Honey Myrtles particularly the bracelet honey myrtle and other very large Melaleuca can strike fear into some householders that have close encounters with them.

The sheer size and spread of them can be daunting next to a house. The speed of growth of them can startle even the most jaded of gardeners. As if that wasn’t enough, the root systems on them can seemingly penetrate the slightest crack in plumbing to make a mess enough to frustrate most plumbers. Incidentally, the bracelet honey myrtle Melaleuca armillaris was often recommended during the 1960’s and 1970’s as a fast growing screen plant. It did the job and kept growing, often to 8m plus to become a backyard monster.

The good news is that there are wonderful alternatives in the over 200 species of this generally very hardy group of plants. As I have pointed out some Melaleuca are simply too big for the average garden in town and unless you have plenty of room, they are best avoided altogether. Different Melaleuca grow over most of the different conditions in Australia. One grows above the snow line and the inland paperbark grows in ephemeral water courses in the dry pastoral country in the north of South Australia.

Most species are known for their ability to attract nectar and insect eating birds, many flowering over summer for a long period. The flowers themselves are not unlike mini Eucalypt flowers without the bud covering (bud cap) arranged either in bottle brush like flowers and some in ‘pom pom’ at the ends of the stems. Others like the claw flower have quite unusual shapes that are worth a close look. Flower colour is often in the pinks, mauves and purple but white, red orange and paler yellow are common. Some species are dazzling at flowering both in quantity and intensity of colour.

Culturally, the tougher species need very little attention once past their first couple of summers. A light prune each year after flowering is about it.
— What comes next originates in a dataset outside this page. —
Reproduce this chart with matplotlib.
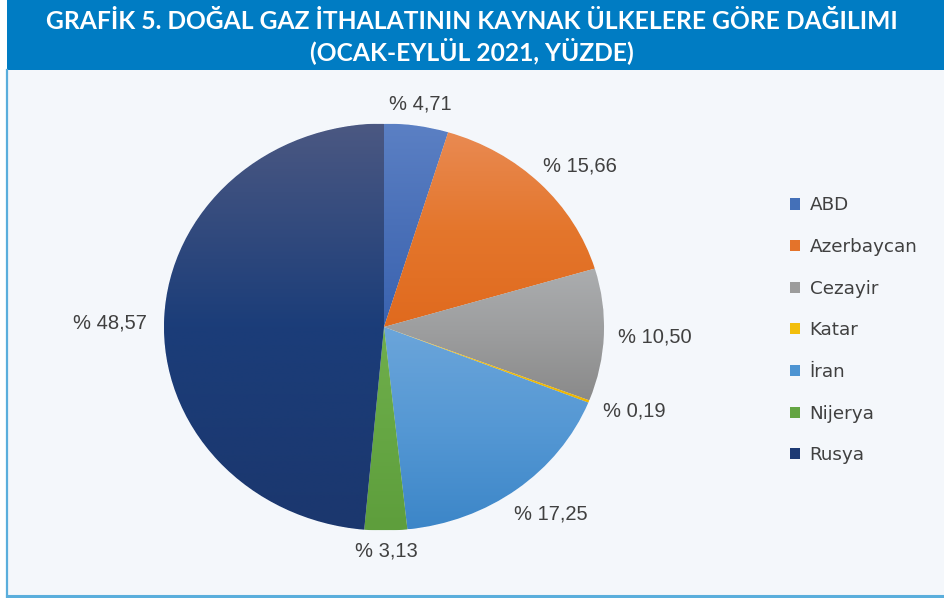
import numpy as np
import matplotlib
matplotlib.use("Agg")
import matplotlib.pyplot as plt
from matplotlib.patches import Rectangle
from matplotlib.colors import to_rgb

# ---- data ----
countries = ["ABD", "Azerbaycan", "Cezayir", "Katar", "İran", "Nijerya", "Rusya"]
shares = [4.71, 15.66, 10.50, 0.19, 17.25, 3.13, 48.57]
share_labels = ["% 4,71", "% 15,66", "% 10,50", "% 0,19", "% 17,25", "% 3,13", "% 48,57"]
title_text = "GRAFİK 5. DOĞAL GAZ İTHALATININ KAYNAK ÜLKELERE GÖRE DAĞILIMI\n(OCAK-EYLÜL 2021, YÜZDE)"

# ---- style ----
base_colors = ["#4470B8", "#E4732A", "#9C9C9C", "#F2BE0C", "#4D94D2", "#64A543", "#1D3A74"]
top_colors = ["#5B80C4", "#E98A52", "#ABADAF", "#F6CC3A", "#6BA5DA", "#70AE4C", "#4B5882"]
mid_colors = ["#4A70B8", "#E4762C", "#9C9D9E", "#F2BE0C", "#5598D4", "#66A744", "#1B3D79"]
bot_colors = ["#3A63B0", "#E06A1E", "#8A8A8A", "#EDB600", "#3C86C8", "#5E9E3C", "#1B376E"]
label_r = [1.11, 1.19, 1.23, 1.21, 1.19, 1.10, 1.245]
label_dang = [0.0, -3.3, 0.0, 1.5, 2.3, 0.0, 1.7]
text_col = "#404040"
panel_bg = "#F4F7FB"
bar_col = "#007CC3"
border_col = "#5AAEDC"

W, H = 944, 598
fig = plt.figure(figsize=(W / 100, H / 100), dpi=100)
fig.patch.set_facecolor("white")

# panel background and borders (figure pixel coords)
bg = fig.add_axes([0, 0, 1, 1])
bg.set_xlim(0, W)
bg.set_ylim(H, 0)
bg.axis("off")
bg.add_patch(Rectangle((7, 69), W - 7, H - 69 - 3, facecolor=panel_bg, edgecolor="none"))
bg.add_patch(Rectangle((7, 0), W - 7, 70, facecolor=bar_col, edgecolor="none"))
bg.plot([6.5, 6.5], [70, 597], color=border_col, lw=1.6)
bg.plot([6.5, W], [595.5, 595.5], color=border_col, lw=2.2)
ttl = bg.text(472, 37, title_text, ha="center", va="center", color="white",
              fontsize=18, fontweight="bold", linespacing=1.2,
              family=["Lato", "DejaVu Sans"])
fig.canvas.draw()
tw = ttl.get_window_extent().width
ttl.set_fontsize(18 * 850.0 / tw)

# pie axes: center (384,327), rx 220, ry 203.5
cx, cy, rx, ry = 384, 327, 220, 203.5
ax = fig.add_axes([(cx - rx) / W, 1 - (cy + ry) / H, 2 * rx / W, 2 * ry / H])
wedges, _ = ax.pie(shares, colors=base_colors, startangle=90, counterclock=False,
                   wedgeprops=dict(linewidth=0.6, edgecolor="#F4F7FB"))
ax.set_aspect("auto")
ax.axis("off")

# vertical gradients clipped to each wedge
for w, c1, c2, c3 in zip(wedges, top_colors, mid_colors, bot_colors):
    path = w.get_path().transformed(w.get_patch_transform())
    ext = path.get_extents()
    y0, y1 = ext.y0, ext.y1
    n = 128
    t = np.linspace(0, 1, n)
    stops = np.array([to_rgb(c1), to_rgb(c2), to_rgb(c3)])
    grad = np.stack([np.interp(t, [0, 0.5, 1], stops[:, k]) for k in range(3)], axis=1)[:, None, :]
    im = ax.imshow(grad, extent=[-1, 1, y0, y1], origin="upper",
                   aspect="auto", zorder=w.get_zorder() + 0.1, interpolation="bilinear")
    im.set_clip_path(w)
ax.set_xlim(-1, 1)
ax.set_ylim(-1, 1)

# labels
for w, lab, r, da in zip(wedges, share_labels, label_r, label_dang):
    ang = np.deg2rad((w.theta1 + w.theta2) / 2 + da)
    ax.text(r * np.cos(ang), r * np.sin(ang), lab, ha="center", va="center",
            color=text_col, fontsize=14.5,
            family=["Liberation Sans", "DejaVu Sans"], clip_on=False)

# legend
leg = fig.legend(wedges, countries, loc="upper left", bbox_to_anchor=(773 / W, 1 - 180 / H),
                 frameon=False, handlelength=0.55, handleheight=0.55, handletextpad=0.55,
                 labelspacing=1.29, prop=dict(family="DejaVu Sans", size=13.2),
                 labelcolor=text_col)
for h, c in zip(leg.legend_handles, base_colors):
    h.set_facecolor(c)
    h.set_edgecolor("none")

fig.savefig("out.png", dpi=100, facecolor="white")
Many will be happy with monthly watering and maybe a feed in early spring if you are so inclined.

Some good examples of these tough little beauties would include; M. coccinea goldfield’s bottlebrush (scarlet and around 2m), M. diosmifolia (green flowers and dwarf forms the best), M. elliptica granite honey myrtle (red with the most wonderful bark), M. incana nana Velvet cushion (small yellow flowers and usually less than 1m), M. ‘Little Nessy’ (purple flowers and very dense foliage up to 2m) M. pentgona (soft pink flowers in profusion, around 2m), M. pulchella claw flower (1m high with unusual pink flowers), M. spathulata (1m high pink flowers, tough as), M. thymifolia (lots of different forms under 1m, mostly pink, purple and white lacy flowers).

Think small Melaleuca for any garden for beautiful tough shrubs in almost any soil and situation.